Do you see? How could the coming of Christ among us been more difficult, more risky, more miraculous? Given those circumstances, do you really think God might be put off by our imperfections, or the difficult nature of our families?
God does not require perfection to come among us. Instead we are told over and over that light breaks out in the darkness. Life arises from the very midst of death. And love overcomes hate and fear and isolation. Perfection is not needed.
All that is needed is acceptance of God’s invitation, as Mary accepted the invitation of Gabriel. All that is needed is trust, like Joseph, who trusted the invitation of the angel, and did right by Mary.
When we are open to God’s grace, Christ comes among us, even into the poverty of our natures, even into our humble, imperfect circumstances. And rejoicing and wonder fills us with delight. That does indeed sound like good news to me.

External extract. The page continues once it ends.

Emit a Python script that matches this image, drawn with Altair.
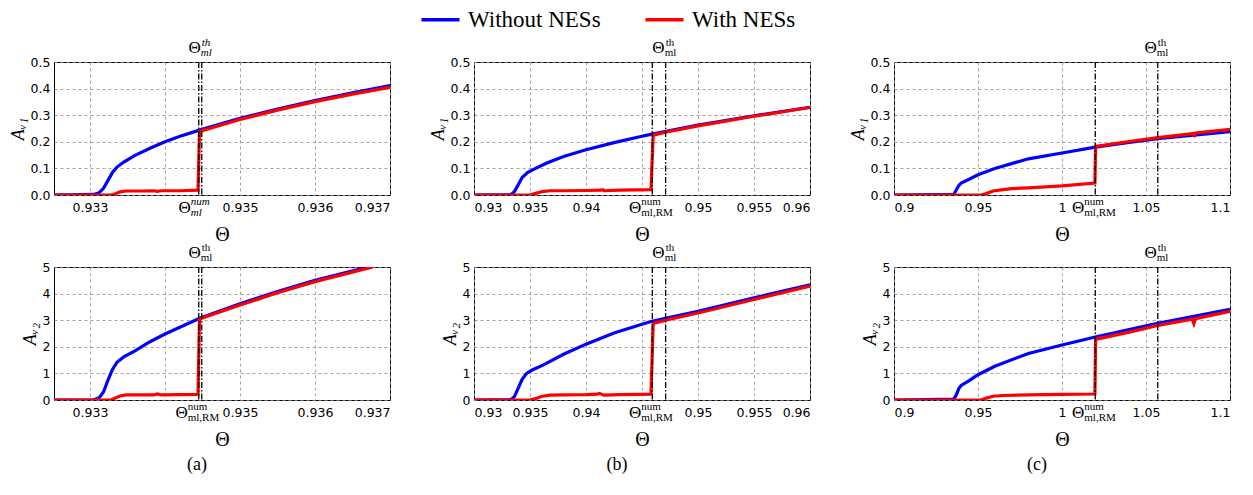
import altair as alt
import pandas as pd

SERIES = ["Without NESs", "With NESs"]
COLORS = ["#0000ff", "#ff0000"]
CAPTIONS = ["(a)", "(b)", "(c)"]

# ---------------- panel (a) ----------------
A_XDOM = [0.93252, 0.937]
A_XTICKS = [0.933, 0.934, 0.935, 0.936, 0.937]
A_HIDE = 0.934
A_LINES = [0.93445, 0.93449]

A1_BLUE_X = [0.93252, 0.93305, 0.93312, 0.93318, 0.93324, 0.93330, 0.93336, 0.93345, 0.93360, 0.93380, 0.93400, 0.93420, 0.93445, 0.93500, 0.93550, 0.93600, 0.93650, 0.93700]
A1_BLUE_Y = [0, 0.002, 0.008, 0.025, 0.055, 0.085, 0.105, 0.124, 0.149, 0.176, 0.200, 0.221, 0.243, 0.288, 0.323, 0.355, 0.384, 0.411]
A1_RED_X = [0.93252, 0.93328, 0.93334, 0.93340, 0.93348, 0.93370, 0.93385, 0.93390, 0.93395, 0.93420, 0.93444, 0.93446, 0.93500, 0.93550, 0.93600, 0.93650, 0.93700]
A1_RED_Y = [0, 0, 0.005, 0.012, 0.015, 0.015, 0.016, 0.014, 0.016, 0.016, 0.018, 0.239, 0.284, 0.319, 0.351, 0.379, 0.405]

A2_BLUE_X = [0.93252, 0.93305, 0.93312, 0.93318, 0.93324, 0.93330, 0.93336, 0.93345, 0.93360, 0.93380, 0.93400, 0.93447, 0.93500, 0.93550, 0.93600, 0.93671]
A2_BLUE_Y = [0, 0.01, 0.08, 0.3, 0.75, 1.15, 1.42, 1.62, 1.85, 2.19, 2.48, 3.08, 3.62, 4.08, 4.5, 5.0]
A2_RED_X = [0.93252, 0.93328, 0.93334, 0.93340, 0.93348, 0.93385, 0.93390, 0.93395, 0.93420, 0.93444, 0.93446, 0.93500, 0.93550, 0.93600, 0.93677]
A2_RED_Y = [0, 0, 0.08, 0.15, 0.19, 0.19, 0.23, 0.19, 0.2, 0.21, 3.05, 3.57, 4.03, 4.45, 5.0]

# ---------------- panel (b) ----------------
B_XDOM = [0.93, 0.96]
B_XTICKS = [0.93, 0.935, 0.94, 0.945, 0.95, 0.955, 0.96]
B_HIDE = 0.945
B_LINES = [0.94592, 0.94711]

B1_BLUE_X = [0.93, 0.9333, 0.9336, 0.9339, 0.9343, 0.9348, 0.9355, 0.9365, 0.938, 0.94, 0.9425, 0.945, 0.9459, 0.95, 0.955, 0.96]
B1_BLUE_Y = [0, 0.002, 0.012, 0.035, 0.066, 0.085, 0.1, 0.12, 0.145, 0.170, 0.197, 0.221, 0.229, 0.263, 0.298, 0.330]
B1_RED_X = [0.93, 0.9350, 0.9355, 0.9361, 0.9368, 0.938, 0.94, 0.9413, 0.9415, 0.9416, 0.943, 0.9458, 0.9460, 0.9471, 0.95, 0.955, 0.96]
B1_RED_Y = [0, 0, 0.006, 0.013, 0.016, 0.016, 0.017, 0.018, 0.02, 0.016, 0.018, 0.02, 0.225, 0.236, 0.260, 0.296, 0.329]

B2_BLUE_X = [0.93, 0.9333, 0.9336, 0.9339, 0.9343, 0.9347, 0.9352, 0.9362, 0.938, 0.94, 0.9425, 0.945, 0.9459, 0.9471, 0.95, 0.955, 0.96]
B2_BLUE_Y = [0, 0.02, 0.12, 0.4, 0.78, 1.0, 1.13, 1.32, 1.72, 2.1, 2.52, 2.85, 2.96, 3.07, 3.33, 3.84, 4.33]
B2_RED_X = [0.93, 0.9350, 0.9355, 0.9360, 0.9368, 0.938, 0.94, 0.9410, 0.9412, 0.9416, 0.943, 0.9458, 0.9460, 0.9471, 0.95, 0.955, 0.96]
B2_RED_Y = [0, 0, 0.05, 0.13, 0.18, 0.19, 0.2, 0.22, 0.25, 0.18, 0.2, 0.22, 2.88, 3.0, 3.27, 3.78, 4.28]

# ---------------- panel (c) ----------------
C_XDOM = [0.9, 1.1]
C_XTICKS = [0.9, 0.95, 1.0, 1.05, 1.1]
C_HIDE = -1.0
C_LINES = [1.0198, 1.0570]

C1_BLUE_X = [0.9, 0.9355, 0.9370, 0.9385, 0.9400, 0.9450, 0.95, 0.96, 0.98, 1.0, 1.0198, 1.04, 1.057, 1.08, 1.1]
C1_BLUE_Y = [0, 0.002, 0.018, 0.035, 0.045, 0.060, 0.076, 0.100, 0.136, 0.158, 0.180, 0.198, 0.212, 0.226, 0.238]
C1_RED_X = [0.9, 0.952, 0.955, 0.959, 0.965, 0.97, 0.98, 1.0, 1.0196, 1.0200, 1.04, 1.057, 1.0785, 1.079, 1.0795, 1.1]
C1_RED_Y = [0, 0, 0.006, 0.015, 0.02, 0.024, 0.027, 0.034, 0.045, 0.183, 0.201, 0.216, 0.231, 0.226, 0.233, 0.247]

C2_BLUE_X = [0.9, 0.9355, 0.9370, 0.9385, 0.9400, 0.9450, 0.95, 0.96, 0.98, 1.0, 1.0198, 1.04, 1.057, 1.08, 1.1]
C2_BLUE_Y = [0, 0.03, 0.18, 0.42, 0.55, 0.74, 0.95, 1.27, 1.75, 2.07, 2.37, 2.65, 2.88, 3.16, 3.41]
C2_RED_X = [0.9, 0.952, 0.955, 0.959, 0.965, 0.98, 1.0, 1.0196, 1.0200, 1.04, 1.057, 1.0775, 1.0785, 1.0795, 1.1]
C2_RED_Y = [0, 0, 0.07, 0.14, 0.17, 0.19, 0.21, 0.225, 2.28, 2.55, 2.8, 3.04, 2.87, 3.06, 3.33]

# y axes
Y1_DOM = [0, 0.5]
Y1_TICKS = [0, 0.1, 0.2, 0.3, 0.4, 0.5]
Y2_DOM = [0, 5]
Y2_TICKS = [0, 1, 2, 3, 4, 5]
Y1_TITLE = "A\u1d65\u2081"
Y2_TITLE = "A\u1d65\u2082"

W, H = 336, 133
SERIF = "Liberation Serif"

color_scale = alt.Scale(domain=SERIES, range=COLORS)
legend = alt.Legend(
    title=None, orient="none", legendX=375, legendY=-54, direction="horizontal",
    symbolType="M-3.8,0H3.8", symbolSize=100, symbolStrokeWidth=3.5,
    labelFont=SERIF, labelFontSize=23, labelColor="black", labelOffset=16,
    columnPadding=37, labelLimit=300,
)


def panel(bx, by, rx, ry, xdom, xticks, hide, xfmt, ydom, yticks, yfmt, ytitle,
          lines, th_italic, num_sub, num_dx, caption=None):
    blue = pd.DataFrame({"x": bx, "y": by, "s": SERIES[0]})
    red = pd.DataFrame({"x": rx, "y": ry, "s": SERIES[1]})
    xs = alt.Scale(domain=xdom, nice=False, zero=False)
    ys = alt.Scale(domain=ydom, nice=False, zero=False)
    xax = alt.Axis(values=xticks, format=xfmt, title="\u0398", titleFontSize=20,
                   titlePadding=11, labelPadding=6,
                   labelExpr=f"abs(datum.value - {hide}) < 1e-7 ? '' : datum.label")
    yax = alt.Axis(values=yticks, format=yfmt, title=ytitle, titleFontSize=18,
                   titleFontStyle="italic", titlePadding=3, labelPadding=4)

    def line(df):
        return alt.Chart(df).mark_line(strokeWidth=3.2, clip=True).encode(
            x=alt.X("x:Q", scale=xs, axis=xax),
            y=alt.Y("y:Q", scale=ys, axis=yax),
            color=alt.Color("s:N", scale=color_scale, legend=legend),
        )

    ldf = pd.DataFrame({"x": lines})
    rules = alt.Chart(ldf).mark_rule(color="black", strokeWidth=1.3,
                                     strokeDash=[6, 2, 1.5, 2]).encode(x="x:Q")

    th = pd.DataFrame({"x": [lines[1]], "t": ["\u0398"], "sup": ["th"], "sub": ["ml"]})
    num = pd.DataFrame({"x": [lines[0]], "t": ["\u0398"], "sup": ["num"], "sub": [num_sub]})
    st = "italic" if th_italic else "normal"
    texts = [
        alt.Chart(th).mark_text(font=SERIF, fontSize=17, align="right", baseline="middle", dx=-1)
        .encode(x="x:Q", y=alt.value(-14), text="t:N"),
        alt.Chart(th).mark_text(font=SERIF, fontSize=11, align="left", baseline="middle", dx=0, dy=-5,
                                fontStyle=st).encode(x="x:Q", y=alt.value(-14), text="sup:N"),
        alt.Chart(th).mark_text(font=SERIF, fontSize=11, align="left", baseline="middle", dx=-1, dy=5,
                                fontStyle=st).encode(x="x:Q", y=alt.value(-14), text="sub:N"),
        alt.Chart(num).mark_text(font=SERIF, fontSize=17, align="right", baseline="middle", dx=num_dx)
        .encode(x="x:Q", y=alt.value(H + 13), text="t:N"),
        alt.Chart(num).mark_text(font=SERIF, fontSize=11, align="left", baseline="middle", dx=num_dx, dy=-6,
                                 fontStyle=st).encode(x="x:Q", y=alt.value(H + 13), text="sup:N"),
        alt.Chart(num).mark_text(font=SERIF, fontSize=11, align="left", baseline="middle", dx=num_dx, dy=5,
                                 fontStyle=st).encode(x="x:Q", y=alt.value(H + 13), text="sub:N"),
    ]
    layers = [line(blue), line(red), rules] + texts
    if caption is not None:
        cap = pd.DataFrame({"c": [caption]})
        layers.append(alt.Chart(cap).mark_text(font=SERIF, fontSize=18, align="center", baseline="middle")
                      .encode(x=alt.value(143), y=alt.value(H + 65), text="c:N"))
    return alt.layer(*layers).properties(width=W, height=H)


a1 = panel(A1_BLUE_X, A1_BLUE_Y, A1_RED_X, A1_RED_Y, A_XDOM, A_XTICKS, A_HIDE, ".3~f",
           Y1_DOM, Y1_TICKS, ".1f", Y1_TITLE, A_LINES, True, "ml", -8)
b1 = panel(B1_BLUE_X, B1_BLUE_Y, B1_RED_X, B1_RED_Y, B_XDOM, B_XTICKS, B_HIDE, ".3~f",
           Y1_DOM, Y1_TICKS, ".1f", Y1_TITLE, B_LINES, False, "ml,RM", -11)
c1 = panel(C1_BLUE_X, C1_BLUE_Y, C1_RED_X, C1_RED_Y, C_XDOM, C_XTICKS, C_HIDE, ".2~f",
           Y1_DOM, Y1_TICKS, ".1f", Y1_TITLE, C_LINES, False, "ml,RM", -11)
a2 = panel(A2_BLUE_X, A2_BLUE_Y, A2_RED_X, A2_RED_Y, A_XDOM, A_XTICKS, A_HIDE, ".3~f",
           Y2_DOM, Y2_TICKS, "d", Y2_TITLE, A_LINES, False, "ml,RM", -11, CAPTIONS[0])
b2 = panel(B2_BLUE_X, B2_BLUE_Y, B2_RED_X, B2_RED_Y, B_XDOM, B_XTICKS, B_HIDE, ".3~f",
           Y2_DOM, Y2_TICKS, "d", Y2_TITLE, B_LINES, False, "ml,RM", -11, CAPTIONS[1])
c2 = panel(C2_BLUE_X, C2_BLUE_Y, C2_RED_X, C2_RED_Y, C_XDOM, C_XTICKS, C_HIDE, ".2~f",
           Y2_DOM, Y2_TICKS, "d", Y2_TITLE, C_LINES, False, "ml,RM", -11, CAPTIONS[2])

chart = (
    alt.concat(a1, b1, c1, a2, b2, c2, columns=3,
               spacing=alt.RowColnumber(row=72, column=84), bounds="flush")
    .properties(padding={"left": 0, "top": 0, "right": 5, "bottom": 5})
    .configure_view(stroke="black", strokeWidth=1)
    .configure_axis(grid=True, gridColor="#8a8a8a", gridDash=[3, 3], gridWidth=0.8,
                    domain=False, ticks=False, labelFont="DejaVu Sans", labelFontSize=12.5,
                    labelColor="black", titleFont=SERIF, titleFontWeight="normal", titleColor="black")
)

chart.save("out.html", embed_options={"renderer": "svg", "actions": False})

Jesus is no mere figure of the past, who haunts the dusty pages of scripture. His life is not contained in the span of three decades. He is not localized solely in places like Bethlehem, Nazareth, Galilee or Judea. Jesus was before all things, and he will be after all has passed away. He embodied everything we need to know about God. And he remains with us still, going before the Church in its mission, energizing its teaching, preaching and service, and pioneering its efforts to make disciples of all nations.
Jesus is God-with-us, forever and ever. And mere words are just not up to the task of saying all that needs to be said about that reality. Others ways to express that reality are needed, too, like art, music, and the sacraments. For all of the ways that God chooses to speak to us, and come among us, Thanks be to God. Amen.